A freezer van full of fish is portside again at Dillingham, this time filled with 7,000 pounds of Alaska pollock patties. It’s the third fish van in a year from SeaShare that brings seafood destined for needy families throughout the region. Director Jim Harmon –
“ Now distributes about 200,000 pounds of seafood to needy Alaskans. But it’s very hard to reach some of the western Alaska communities because of transportation coordination and it just gets really expensive. Last year sea share purchased a freezer container and filled it with frozen Seafood in Seattle and shipped it north on AML barge to Dillingham and we installed it at the port there.”
SeaShare sets the logistical framework for food bank networks around the nation to distribute fish to hungry Americans. Harmon says at Dillingham, a true partnership is what’s pulled it off.
“Bristol Bay Economic Development Council were the champions that helped pull this together. They issued a grant to pay for the labor Bristol Bay Native Association needed to coordinate the downstream distribution for us. Peter Pan came through, Ocean Beauty has made donations. It’s community helping community.”
The first two Dillingham shipments were salmon; the van tied up there now holds frozen, four ounce portions of Alaska pollock.
“Pollock is the biggest fish in the world that nobody knows about. It’s just whitefish. And it’s not something we normally send to Alaska but we work with At-Sea Processors Association every year and they donate 250,000 pounds of whitefish blocks. We have those converted into breaded portions.”
Harmon says Bethel is the next Western Alaska seafood hub SeaShare is eyeing.

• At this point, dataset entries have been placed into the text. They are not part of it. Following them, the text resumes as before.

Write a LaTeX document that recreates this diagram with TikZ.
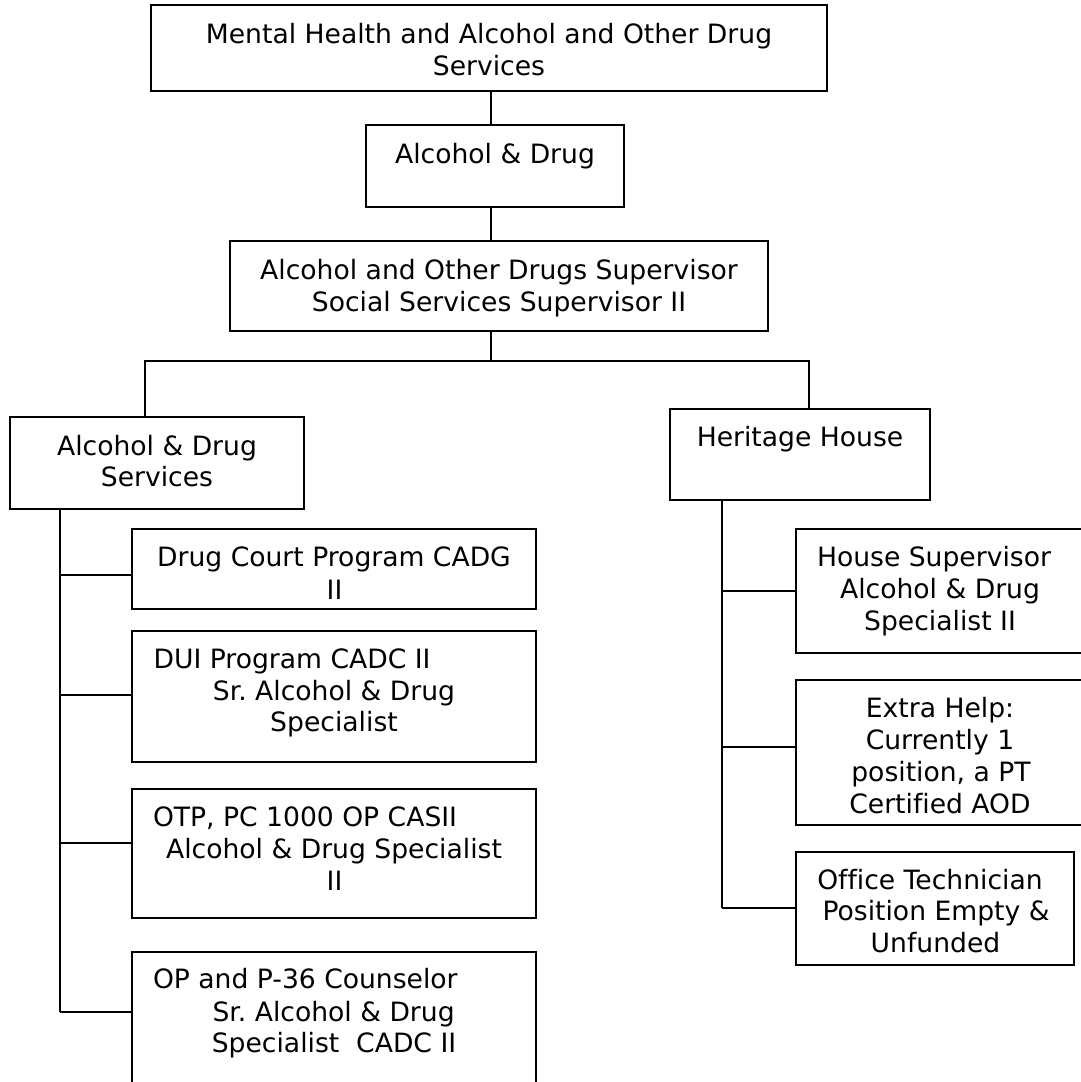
\documentclass[tikz,border=0pt]{standalone}
\usepackage{fontspec}
\setmainfont{DejaVu Sans}[Ligatures=NoCommon]
\frenchspacing
\begin{document}
\begin{tikzpicture}[x=1pt,y=-1pt,
  box/.style={draw=black,line width=2pt,inner sep=0pt,fill=none},
  txt/.style={inner sep=0pt,anchor=base,font=\fontsize{26.6}{32}\selectfont},
  txtl/.style={txt,anchor=base west},
  conn/.style={draw=black,line width=2pt}]
\useasboundingbox[fill=white] (0,0) rectangle (1081,1082);
\clip (0,0) rectangle (1081,1082);
% boxes
\node[box,minimum width=676pt,minimum height=86pt] (b1) at (489,48) {};
\node[box,minimum width=258pt,minimum height=82pt] (b2) at (495,166) {};
\node[box,minimum width=538pt,minimum height=90pt] (b3) at (499,286) {};
\node[box,minimum width=294pt,minimum height=92pt] (b4) at (157,463) {};
\node[box,minimum width=260pt,minimum height=91pt] (b5) at (800,454.5) {};
\node[box,minimum width=404pt,minimum height=80pt] (cA) at (334,569) {};
\node[box,minimum width=404pt,minimum height=131pt] (cB) at (334,696.5) {};
\node[box,minimum width=404pt,minimum height=129pt] (cC) at (334,853.5) {};
\node[box,minimum width=404pt,minimum height=143pt] (cD) at (334,1023.5) {};
\node[box,minimum width=288pt,minimum height=124pt] (rA) at (940,591) {};
\node[box,minimum width=288pt,minimum height=145pt] (rB) at (940,752.5) {};
\node[box,minimum width=278pt,minimum height=113pt] (rC) at (935,908.5) {};
% texts
\node[txt] (t1a) at (489,43) {Mental Health and Alcohol and Other Drug};
\node[txt] (t1b) at (489,75) {Services};
\node[txt] (t2a) at (495,163) {Alcohol \& Drug};
\node[txt] (t3a) at (499,279) {Alcohol and Other Drugs Supervisor};
\node[txt] (t3b) at (499,311.5) {Social Services Supervisor II};
\node[txt] (t4a) at (157,455) {Alcohol \& Drug};
\node[txt] (t4b) at (157,486) {Services};
\node[txt] (t5a) at (800,446.5) {Heritage House};
\node[txt] (tAa) at (334,566.7) {Drug Court Program CADG};
\node[txt] (tAb) at (334.5,599) {II};
\node[txtl] (tBa) at (153.4,668) {DUI Program CADC II};
\node[txt] (tBb) at (334,700) {Sr. Alcohol \& Drug};
\node[txt] (tBc) at (334,731.7) {Specialist};
\node[txtl] (tCa) at (152.8,826) {OTP, PC 1000 OP CASII};
\node[txt] (tCb) at (334,858) {Alcohol \& Drug Specialist};
\node[txt] (tCc) at (334.5,890) {II};
\node[txtl] (tDa) at (152.8,988) {OP and P-36 Counselor};
\node[txt] (tDb) at (333.6,1021.7) {Sr. Alcohol \& Drug};
\node[txt] (tDc) at (334,1052.7) {Specialist\ \ CADC II};
\node[txt] (rAa) at (934,566.7) {House Supervisor};
\node[txt] (rAb) at (940,598.3) {Alcohol \& Drug};
\node[txt] (rAc) at (940,630) {Specialist II};
\node[txt] (rBa) at (940,717) {Extra Help:};
\node[txt] (rBb) at (940,749) {Currently 1};
\node[txt] (rBc) at (941,781) {position, a PT};
\node[txt] (rBd) at (940,813) {Certified AOD};
\node[txt] (rCa) at (930,889) {Office Technician};
\node[txt] (rCb) at (936,920.7) {Position Empty \&};
\node[txt] (rCc) at (935.5,952.7) {Unfunded};
% connector coordinates
\coordinate (tr) at (490.7,0);
\coordinate (busL) at (145,361);
\coordinate (busR) at (809,361);
\coordinate (lt) at (60,0);
\coordinate (rt) at (722,0);
\coordinate (jA) at (60,575);
\coordinate (jB) at (60,695);
\coordinate (jC) at (60,843);
\coordinate (jD) at (60,1012);
\coordinate (kA) at (722,591);
\coordinate (kB) at (722,747);
\coordinate (kC) at (722,908);
% connectors
\draw[conn] (b1.south -| tr) -- (b2.north -| tr);
\draw[conn] (b2.south -| tr) -- (b3.north -| tr);
\draw[conn] (b3.south -| tr) -- (busL -| tr);
\draw[conn] (b4.north -| busL) -- (busL) -- (busR) -- (b5.north -| busR);
\draw[conn] (b4.south -| lt) -- (jD);
\draw[conn] (jA) -- (jA -| cA.west);
\draw[conn] (jB) -- (jB -| cB.west);
\draw[conn] (jC) -- (jC -| cC.west);
\draw[conn] (jD) -- (jD -| cD.west);
\draw[conn] (b5.south -| rt) -- (kC);
\draw[conn] (kA) -- (kA -| rA.west);
\draw[conn] (kB) -- (kB -| rB.west);
\draw[conn] (kC) -- (kC -| rC.west);
\end{tikzpicture}
\end{document}
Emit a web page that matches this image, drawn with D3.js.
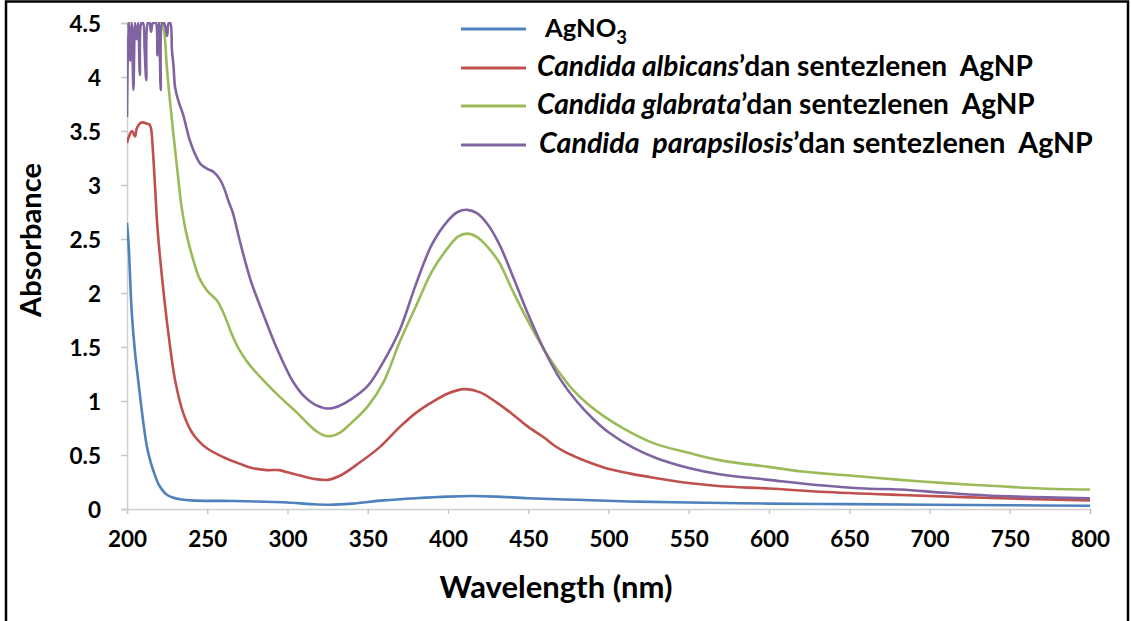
<!DOCTYPE html>
<html>
<head>
<meta charset="utf-8">
<script src="https://cdn.jsdelivr.net/npm/d3@7"></script>
<style>
  html, body { margin: 0; padding: 0; background: #fff; }
  svg { display: block; font-family: Lato, "Open Sans", sans-serif; }
  text { white-space: pre; }
</style>
</head>
<body>
<svg id="chart" width="1131" height="621"></svg>
<script>
// UV-Vis spectra: [wavelength (nm), absorbance]
const agno3 = [[200,2.65],[201,2.45],[203,1.81],[205,1.45],[207,1.19],[210,0.82],[212.5,0.57],[215,0.42],[217,0.33],[220,0.22],[225,0.13],[230,0.10],[240,0.08],[260,0.075],[280,0.07],[300,0.06],[315,0.045],[326,0.04],[340,0.05],[360,0.08],[380,0.10],[400,0.115],[415,0.12],[430,0.115],[450,0.10],[480,0.085],[513,0.07],[550,0.06],[600,0.05],[650,0.045],[700,0.04],[750,0.035],[800,0.03]];

const albicans = [[200,3.39],[201,3.44],[203,3.50],[205,3.45],[206,3.52],[208,3.57],[210,3.58],[212,3.57],[214,3.56],[215,3.52],[216,3.35],[217.5,2.98],[219,2.60],[222,2.12],[226,1.60],[230,1.19],[235,0.89],[240,0.72],[244,0.64],[250,0.56],[260,0.48],[270,0.42],[278,0.38],[287,0.36],[295,0.36],[300,0.34],[308,0.31],[316,0.28],[325,0.27],[333,0.31],[345,0.43],[358,0.58],[370,0.76],[380,0.89],[389,0.98],[400,1.07],[410,1.11],[420,1.08],[430,0.99],[440,0.88],[450,0.76],[460,0.66],[466,0.59],[472,0.535],[483,0.46],[497,0.385],[513,0.33],[528,0.29],[550,0.24],[570,0.21],[600,0.19],[632,0.16],[682,0.13],[744,0.10],[800,0.08]];

const glabrata = [[200,4.1],[201,4.5],[222,4.5],[223,4.45],[225,4.06],[228,3.60],[232,3.05],[234,2.80],[237,2.55],[241,2.32],[245,2.14],[250,2.02],[256,1.93],[260,1.82],[265,1.63],[269,1.50],[275,1.36],[285,1.19],[295,1.04],[306,0.89],[312,0.80],[318,0.72],[323,0.68],[327,0.675],[333,0.71],[340,0.80],[350,0.95],[360,1.18],[370,1.55],[381,1.91],[390,2.20],[400,2.42],[406,2.52],[412,2.55],[418,2.52],[425,2.42],[432,2.28],[440,2.03],[447,1.82],[455,1.60],[463,1.40],[470,1.25],[478,1.10],[488,0.96],[497,0.86],[510,0.74],[528,0.61],[550,0.52],[570,0.45],[600,0.39],[619,0.35],[650,0.31],[682,0.27],[710,0.24],[744,0.21],[770,0.19],[800,0.18]];

const parapsilosis = [[200,3.63],[201,4.5],[202,4.15],[203,4.5],[204,3.88],[205,4.5],[206,4.35],[207,4.5],[208,4.02],[209,4.5],[210,4.5],[211,4.25],[212,3.97],[213,4.5],[214,4.5],[215,4.42],[216,4.5],[217,4.5],[218,4.5],[219,4.2],[220,4.5],[221,3.88],[222,4.5],[223,4.5],[224,4.46],[225,4.38],[226,4.5],[227,4.5],[228,4.25],[229,4.1],[230,3.9],[232,3.78],[235,3.65],[239,3.42],[242,3.30],[246,3.19],[250,3.15],[254,3.12],[258,3.05],[261,2.95],[263,2.86],[266,2.74],[270,2.50],[277,2.12],[285,1.80],[293,1.50],[303,1.19],[310,1.05],[318,0.96],[326,0.93],[333,0.96],[340,1.02],[350,1.14],[360,1.37],[370,1.66],[380,2.08],[390,2.45],[400,2.67],[406,2.75],[412,2.77],[418,2.74],[425,2.63],[432,2.45],[440,2.17],[450,1.80],[460,1.47],[470,1.20],[480,1.00],[490,0.84],[500,0.71],[515,0.57],[530,0.47],[550,0.38],[570,0.32],[600,0.27],[632,0.22],[660,0.19],[682,0.18],[710,0.15],[744,0.12],[800,0.10]];

const xTicks = [200,250,300,350,400,450,500,550,600,650,700,750,800];
const yTicks = [0,0.5,1,1.5,2,2.5,3,3.5,4,4.5];
const yTickLabels = ["0","0.5","1","1.5","2","2.5","3","3.5","4","4.5"];

const seriesData = [agno3, albicans, glabrata, parapsilosis];
const seriesColors = ["#4f81bd","#c0504d","#9bbb59","#8064a2"];

const svg = d3.select("#chart");

// outer frame
svg.append("rect")
  .attr("x", 6).attr("y", 1.5)
  .attr("width", 1122).attr("height", 660)
  .attr("fill", "none").attr("stroke", "#000").attr("stroke-width", 2.5);

const plot = { left: 127, right: 1090, top: 23, bottom: 509 };

const x = d3.scaleLinear().domain([200, 800]).range([plot.left, plot.right]);
const y = d3.scaleLinear().domain([0, 4.5]).range([plot.bottom, plot.top]);

// axes
const xAxis = svg.append("g")
  .attr("transform", `translate(0,${plot.bottom})`)
  .call(d3.axisBottom(x).tickValues(xTicks).tickSize(5).tickPadding(17));
const yAxis = svg.append("g")
  .attr("transform", `translate(${plot.left},0)`)
  .call(d3.axisLeft(y).tickValues(yTicks).tickSize(6)
    .tickFormat((d, i) => yTickLabels[i]).tickPadding(20));

[xAxis, yAxis].forEach(g => {
  g.select(".domain").attr("stroke", "#d0d0d0").attr("stroke-width", 1.5);
  g.selectAll(".tick line").attr("stroke", "#c8c8c8").attr("stroke-width", 1.5);
  g.selectAll(".tick text")
    .attr("fill", "#000")
    .style("font-family", "Lato, sans-serif")
    .style("font-weight", "bold")
    .style("font-size", "22.5px");
});
yAxis.selectAll(".tick text").attr("dy", "0.36em");

// clip lines to plot area
svg.append("clipPath").attr("id", "plotClip")
  .append("rect")
  .attr("x", plot.left).attr("y", plot.top - 1)
  .attr("width", plot.right - plot.left + 2).attr("height", plot.bottom - plot.top + 2);

const line = d3.line()
  .x(d => x(d[0]))
  .y(d => y(d[1]))
  .curve(d3.curveCatmullRom.alpha(0.5));

svg.append("g").attr("clip-path", "url(#plotClip)")
  .selectAll("path")
  .data(seriesData)
  .join("path")
  .attr("d", line)
  .attr("fill", "none")
  .attr("stroke", (d, i) => seriesColors[i])
  .attr("stroke-width", 2.6)
  .attr("stroke-linejoin", "round");

// fit a text element's width by scaling its font size
function fitWidth(sel, target) {
  const node = sel.node();
  const fs = parseFloat(sel.style("font-size"));
  const w = node.getComputedTextLength();
  sel.style("font-size", (fs * target / w).toFixed(2) + "px");
}

// axis titles
const xTitle = svg.append("text")
  .attr("x", 556).attr("y", 598)
  .attr("text-anchor", "middle")
  .style("font-weight", "bold").style("font-size", "27px")
  .attr("fill", "#000")
  .text("Wavelength (nm)");
fitWidth(xTitle, 233);

const yTitle = svg.append("text")
  .attr("transform", "translate(41,240) rotate(-90)")
  .attr("text-anchor", "middle")
  .style("font-weight", "bold").style("font-size", "27px")
  .attr("fill", "#000")
  .text("Absorbance");
fitWidth(yTitle, 154);

// legend
const legendRows = [
  { ly: 29, tx: 545, width: 82, parts: [["AgNO", false], ["3", false, true]] },
  { ly: 68, tx: 537, width: 496, parts: [["Candida albicans", true], ["’dan sentezlenen  AgNP", false]] },
  { ly: 106, tx: 537, width: 498, parts: [["Candida glabrata", true], ["’dan sentezlenen  AgNP", false]] },
  { ly: 145, tx: 539, width: 554, parts: [["Candida  parapsilosis", true], ["’dan sentezlenen  AgNP", false]] }
];

const legend = svg.append("g");
legendRows.forEach((row, i) => {
  legend.append("line")
    .attr("x1", 461).attr("x2", 526)
    .attr("y1", row.ly).attr("y2", row.ly)
    .attr("stroke", seriesColors[i]).attr("stroke-width", 3);
  const t = legend.append("text")
    .attr("x", row.tx).attr("y", row.ly + 8)
    .style("font-weight", "bold").style("font-size", "22px")
    .attr("fill", "#000");
  row.parts.forEach(p => {
    const ts = t.append("tspan").text(p[0]);
    if (p[1]) ts.style("font-style", "italic");
    if (p[2]) ts.attr("dy", 7).style("font-size", "0.72em");
  });
  fitWidth(t, row.width);
});
</script>
</body>
</html>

“I don’t know if they’ll need a container or if they’ll need something else – a lot of these coastal communities fish, and they ship all the fish out. And then they import expensive food that, if it’s frozen, has to be air freighted out there, it goes as bypass mail, which is very expensive. So if we can help them with a distribution framework by putting a freezer there then we can ship things in surface freight rather than air, and we can ship larger quantities and let them distribute it to outlying communities.”